→ Material
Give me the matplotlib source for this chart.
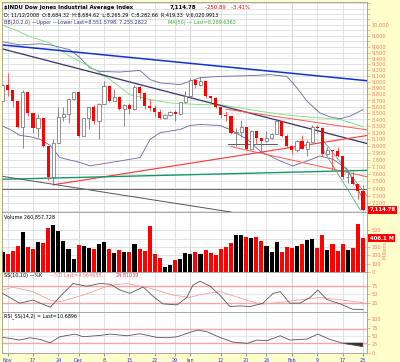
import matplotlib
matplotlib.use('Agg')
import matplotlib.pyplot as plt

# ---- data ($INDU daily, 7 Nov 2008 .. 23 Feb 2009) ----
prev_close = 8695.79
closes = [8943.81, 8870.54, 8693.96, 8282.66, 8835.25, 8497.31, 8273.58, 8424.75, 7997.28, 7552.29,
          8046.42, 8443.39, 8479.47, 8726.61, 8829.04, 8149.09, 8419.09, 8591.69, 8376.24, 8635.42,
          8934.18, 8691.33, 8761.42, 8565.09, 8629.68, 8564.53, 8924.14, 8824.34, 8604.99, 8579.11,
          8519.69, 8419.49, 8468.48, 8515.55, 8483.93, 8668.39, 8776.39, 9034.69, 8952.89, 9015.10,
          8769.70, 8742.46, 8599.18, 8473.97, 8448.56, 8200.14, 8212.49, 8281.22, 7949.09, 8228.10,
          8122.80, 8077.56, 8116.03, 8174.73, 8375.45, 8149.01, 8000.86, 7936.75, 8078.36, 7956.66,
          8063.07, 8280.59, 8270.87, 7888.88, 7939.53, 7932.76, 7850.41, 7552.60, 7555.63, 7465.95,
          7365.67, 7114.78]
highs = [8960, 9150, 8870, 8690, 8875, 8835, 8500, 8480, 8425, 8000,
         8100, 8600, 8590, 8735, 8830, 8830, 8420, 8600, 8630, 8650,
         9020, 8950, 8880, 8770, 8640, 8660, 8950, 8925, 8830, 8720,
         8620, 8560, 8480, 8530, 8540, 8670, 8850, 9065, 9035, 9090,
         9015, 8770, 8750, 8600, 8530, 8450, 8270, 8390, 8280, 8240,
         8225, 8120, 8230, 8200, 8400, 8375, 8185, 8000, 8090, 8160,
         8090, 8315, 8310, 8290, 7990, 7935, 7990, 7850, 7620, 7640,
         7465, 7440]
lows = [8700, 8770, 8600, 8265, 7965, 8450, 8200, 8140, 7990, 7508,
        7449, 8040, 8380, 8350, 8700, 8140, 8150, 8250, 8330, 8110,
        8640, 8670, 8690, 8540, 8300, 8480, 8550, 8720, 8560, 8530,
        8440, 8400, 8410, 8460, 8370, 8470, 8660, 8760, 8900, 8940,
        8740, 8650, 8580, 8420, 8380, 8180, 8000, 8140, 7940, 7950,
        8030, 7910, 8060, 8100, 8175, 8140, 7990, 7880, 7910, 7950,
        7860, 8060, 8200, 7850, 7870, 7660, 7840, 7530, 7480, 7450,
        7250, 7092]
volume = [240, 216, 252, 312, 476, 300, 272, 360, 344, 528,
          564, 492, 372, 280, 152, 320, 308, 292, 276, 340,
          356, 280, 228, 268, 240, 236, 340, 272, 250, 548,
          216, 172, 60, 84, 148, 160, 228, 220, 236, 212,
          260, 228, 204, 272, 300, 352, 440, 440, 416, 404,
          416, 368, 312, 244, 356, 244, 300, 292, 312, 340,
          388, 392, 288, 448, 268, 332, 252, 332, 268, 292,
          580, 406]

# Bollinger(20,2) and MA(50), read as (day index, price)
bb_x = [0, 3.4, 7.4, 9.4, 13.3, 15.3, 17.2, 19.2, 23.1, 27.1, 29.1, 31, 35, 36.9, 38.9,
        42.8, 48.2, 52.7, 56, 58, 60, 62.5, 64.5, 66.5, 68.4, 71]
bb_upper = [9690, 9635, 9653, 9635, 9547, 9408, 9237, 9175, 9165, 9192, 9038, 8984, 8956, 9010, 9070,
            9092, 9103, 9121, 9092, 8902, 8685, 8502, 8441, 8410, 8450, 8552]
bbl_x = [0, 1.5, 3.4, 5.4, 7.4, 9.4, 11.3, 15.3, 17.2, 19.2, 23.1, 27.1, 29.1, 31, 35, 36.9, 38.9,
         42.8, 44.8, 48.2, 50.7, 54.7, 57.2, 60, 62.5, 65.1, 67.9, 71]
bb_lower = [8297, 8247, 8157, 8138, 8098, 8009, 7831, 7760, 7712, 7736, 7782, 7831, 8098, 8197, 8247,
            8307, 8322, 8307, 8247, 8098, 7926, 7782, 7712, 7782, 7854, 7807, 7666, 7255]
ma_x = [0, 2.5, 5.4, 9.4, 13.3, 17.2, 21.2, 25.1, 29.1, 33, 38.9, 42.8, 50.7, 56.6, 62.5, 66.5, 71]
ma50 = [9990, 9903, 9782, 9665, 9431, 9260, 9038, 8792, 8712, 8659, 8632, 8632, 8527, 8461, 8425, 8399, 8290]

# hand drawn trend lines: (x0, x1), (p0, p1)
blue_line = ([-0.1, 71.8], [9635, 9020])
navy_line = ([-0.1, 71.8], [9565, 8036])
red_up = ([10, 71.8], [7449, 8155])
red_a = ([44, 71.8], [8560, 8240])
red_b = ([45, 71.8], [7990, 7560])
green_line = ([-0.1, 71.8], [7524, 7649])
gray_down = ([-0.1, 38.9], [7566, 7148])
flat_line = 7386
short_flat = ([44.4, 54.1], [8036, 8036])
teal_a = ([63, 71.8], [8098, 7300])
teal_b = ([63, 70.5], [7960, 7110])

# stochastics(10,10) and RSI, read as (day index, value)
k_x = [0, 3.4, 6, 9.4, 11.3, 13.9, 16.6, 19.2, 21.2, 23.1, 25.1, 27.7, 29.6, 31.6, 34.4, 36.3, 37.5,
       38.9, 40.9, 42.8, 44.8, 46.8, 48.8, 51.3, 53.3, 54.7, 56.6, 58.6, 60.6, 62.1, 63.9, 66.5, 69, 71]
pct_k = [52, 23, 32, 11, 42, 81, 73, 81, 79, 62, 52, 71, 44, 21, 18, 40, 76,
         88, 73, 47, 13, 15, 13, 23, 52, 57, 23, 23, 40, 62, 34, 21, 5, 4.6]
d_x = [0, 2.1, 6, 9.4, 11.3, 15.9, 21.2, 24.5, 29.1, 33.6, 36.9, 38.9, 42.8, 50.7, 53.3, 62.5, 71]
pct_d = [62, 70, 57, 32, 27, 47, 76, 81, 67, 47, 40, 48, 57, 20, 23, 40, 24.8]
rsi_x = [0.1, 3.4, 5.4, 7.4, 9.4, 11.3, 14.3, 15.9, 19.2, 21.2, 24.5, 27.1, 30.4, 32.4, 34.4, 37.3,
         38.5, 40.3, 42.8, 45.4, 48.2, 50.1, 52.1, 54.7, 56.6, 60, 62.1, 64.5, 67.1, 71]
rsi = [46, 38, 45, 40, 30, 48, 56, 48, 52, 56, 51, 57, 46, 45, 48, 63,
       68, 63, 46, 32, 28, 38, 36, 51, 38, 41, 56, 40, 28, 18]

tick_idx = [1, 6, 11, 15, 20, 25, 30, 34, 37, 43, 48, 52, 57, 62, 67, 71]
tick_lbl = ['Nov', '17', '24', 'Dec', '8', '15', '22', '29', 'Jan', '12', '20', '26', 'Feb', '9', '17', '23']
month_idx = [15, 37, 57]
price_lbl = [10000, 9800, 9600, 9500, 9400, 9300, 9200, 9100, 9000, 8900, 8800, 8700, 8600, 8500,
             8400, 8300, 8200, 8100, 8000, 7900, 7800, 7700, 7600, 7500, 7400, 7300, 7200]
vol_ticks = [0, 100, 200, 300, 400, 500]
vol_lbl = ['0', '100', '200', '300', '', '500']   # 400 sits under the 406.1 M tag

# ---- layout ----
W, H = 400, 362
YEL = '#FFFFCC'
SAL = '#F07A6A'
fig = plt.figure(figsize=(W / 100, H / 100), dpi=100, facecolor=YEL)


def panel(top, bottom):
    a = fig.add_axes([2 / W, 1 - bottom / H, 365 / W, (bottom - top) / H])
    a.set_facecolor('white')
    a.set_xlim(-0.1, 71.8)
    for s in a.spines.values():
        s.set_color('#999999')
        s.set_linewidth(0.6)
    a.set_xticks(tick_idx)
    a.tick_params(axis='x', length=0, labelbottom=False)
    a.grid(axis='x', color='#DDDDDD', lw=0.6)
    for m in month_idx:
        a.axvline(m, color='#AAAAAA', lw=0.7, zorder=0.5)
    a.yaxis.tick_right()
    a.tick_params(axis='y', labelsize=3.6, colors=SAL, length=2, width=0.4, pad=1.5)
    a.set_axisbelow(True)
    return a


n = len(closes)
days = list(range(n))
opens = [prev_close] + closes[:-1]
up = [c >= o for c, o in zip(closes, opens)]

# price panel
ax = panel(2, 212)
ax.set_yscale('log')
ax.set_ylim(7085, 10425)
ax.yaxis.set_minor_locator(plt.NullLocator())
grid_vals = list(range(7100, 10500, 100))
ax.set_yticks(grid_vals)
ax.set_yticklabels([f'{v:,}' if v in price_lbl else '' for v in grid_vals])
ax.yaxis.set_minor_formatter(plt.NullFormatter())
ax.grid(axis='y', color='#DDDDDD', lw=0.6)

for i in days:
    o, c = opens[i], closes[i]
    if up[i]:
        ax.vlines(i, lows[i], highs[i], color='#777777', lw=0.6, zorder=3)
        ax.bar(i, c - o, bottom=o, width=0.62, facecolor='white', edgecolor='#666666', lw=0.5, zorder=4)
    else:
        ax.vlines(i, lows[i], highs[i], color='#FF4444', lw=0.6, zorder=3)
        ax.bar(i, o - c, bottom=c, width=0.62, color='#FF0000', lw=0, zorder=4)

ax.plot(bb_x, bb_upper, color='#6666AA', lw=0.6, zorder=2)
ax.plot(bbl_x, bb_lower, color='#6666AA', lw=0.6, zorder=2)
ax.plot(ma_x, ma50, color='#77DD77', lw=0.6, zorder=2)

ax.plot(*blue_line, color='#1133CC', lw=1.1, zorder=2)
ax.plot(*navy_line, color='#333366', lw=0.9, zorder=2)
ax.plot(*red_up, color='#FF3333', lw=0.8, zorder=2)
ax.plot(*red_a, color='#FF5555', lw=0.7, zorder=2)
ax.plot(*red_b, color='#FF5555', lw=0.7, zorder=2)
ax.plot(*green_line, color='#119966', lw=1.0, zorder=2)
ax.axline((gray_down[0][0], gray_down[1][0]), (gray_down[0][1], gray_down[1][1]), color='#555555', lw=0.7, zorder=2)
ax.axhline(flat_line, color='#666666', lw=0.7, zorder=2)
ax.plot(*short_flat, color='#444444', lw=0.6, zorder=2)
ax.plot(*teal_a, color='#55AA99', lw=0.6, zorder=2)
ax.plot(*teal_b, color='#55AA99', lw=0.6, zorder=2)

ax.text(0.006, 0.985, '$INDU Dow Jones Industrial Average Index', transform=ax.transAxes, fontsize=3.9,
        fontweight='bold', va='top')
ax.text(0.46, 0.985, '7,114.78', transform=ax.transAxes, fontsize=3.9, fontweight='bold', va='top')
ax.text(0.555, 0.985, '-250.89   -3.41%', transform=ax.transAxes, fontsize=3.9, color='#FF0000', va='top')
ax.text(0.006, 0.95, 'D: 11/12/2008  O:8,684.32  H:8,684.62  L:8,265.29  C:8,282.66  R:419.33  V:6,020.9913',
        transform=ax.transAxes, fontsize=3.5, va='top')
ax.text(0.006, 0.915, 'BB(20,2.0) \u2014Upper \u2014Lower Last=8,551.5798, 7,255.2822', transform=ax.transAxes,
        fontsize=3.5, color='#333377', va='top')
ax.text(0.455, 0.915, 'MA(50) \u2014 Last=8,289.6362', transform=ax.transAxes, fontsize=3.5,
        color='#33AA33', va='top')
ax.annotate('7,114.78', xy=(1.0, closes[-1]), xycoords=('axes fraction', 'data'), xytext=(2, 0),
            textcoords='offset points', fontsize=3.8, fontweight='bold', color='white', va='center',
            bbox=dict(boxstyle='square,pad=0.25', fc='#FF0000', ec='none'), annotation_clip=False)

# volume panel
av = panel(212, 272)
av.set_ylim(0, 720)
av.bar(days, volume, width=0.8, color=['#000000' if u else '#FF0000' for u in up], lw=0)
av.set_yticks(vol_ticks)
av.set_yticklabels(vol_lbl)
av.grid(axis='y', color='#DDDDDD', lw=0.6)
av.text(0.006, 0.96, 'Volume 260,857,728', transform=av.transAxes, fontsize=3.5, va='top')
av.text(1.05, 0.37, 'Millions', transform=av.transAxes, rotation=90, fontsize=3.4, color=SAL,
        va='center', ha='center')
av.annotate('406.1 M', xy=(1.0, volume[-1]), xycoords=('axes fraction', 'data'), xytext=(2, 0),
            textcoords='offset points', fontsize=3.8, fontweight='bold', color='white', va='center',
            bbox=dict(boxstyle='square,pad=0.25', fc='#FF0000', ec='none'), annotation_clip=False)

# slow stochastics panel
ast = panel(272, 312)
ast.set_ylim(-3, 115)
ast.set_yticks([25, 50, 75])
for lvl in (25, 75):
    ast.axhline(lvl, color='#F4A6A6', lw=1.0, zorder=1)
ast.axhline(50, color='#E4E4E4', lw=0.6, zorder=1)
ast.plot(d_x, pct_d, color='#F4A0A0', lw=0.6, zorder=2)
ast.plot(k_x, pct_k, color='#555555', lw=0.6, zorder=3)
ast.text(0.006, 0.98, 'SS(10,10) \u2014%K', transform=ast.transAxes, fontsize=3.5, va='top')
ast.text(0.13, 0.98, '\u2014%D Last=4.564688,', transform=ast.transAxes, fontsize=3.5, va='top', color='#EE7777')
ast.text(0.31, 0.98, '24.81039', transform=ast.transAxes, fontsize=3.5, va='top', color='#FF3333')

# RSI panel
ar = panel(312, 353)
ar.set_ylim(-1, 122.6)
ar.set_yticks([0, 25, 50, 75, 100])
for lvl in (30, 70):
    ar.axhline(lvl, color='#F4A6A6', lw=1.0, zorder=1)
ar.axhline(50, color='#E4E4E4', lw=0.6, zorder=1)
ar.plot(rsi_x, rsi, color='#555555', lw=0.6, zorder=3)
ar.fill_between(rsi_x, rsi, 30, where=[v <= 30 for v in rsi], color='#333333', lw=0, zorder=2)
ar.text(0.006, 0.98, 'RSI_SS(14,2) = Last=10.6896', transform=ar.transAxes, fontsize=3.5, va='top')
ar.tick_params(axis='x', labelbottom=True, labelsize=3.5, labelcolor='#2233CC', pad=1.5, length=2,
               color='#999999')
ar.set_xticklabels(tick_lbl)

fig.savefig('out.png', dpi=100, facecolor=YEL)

→ Work instructions
Count how many lines hold the string "matplotlib" and give that number alone.

→ Worked solution
4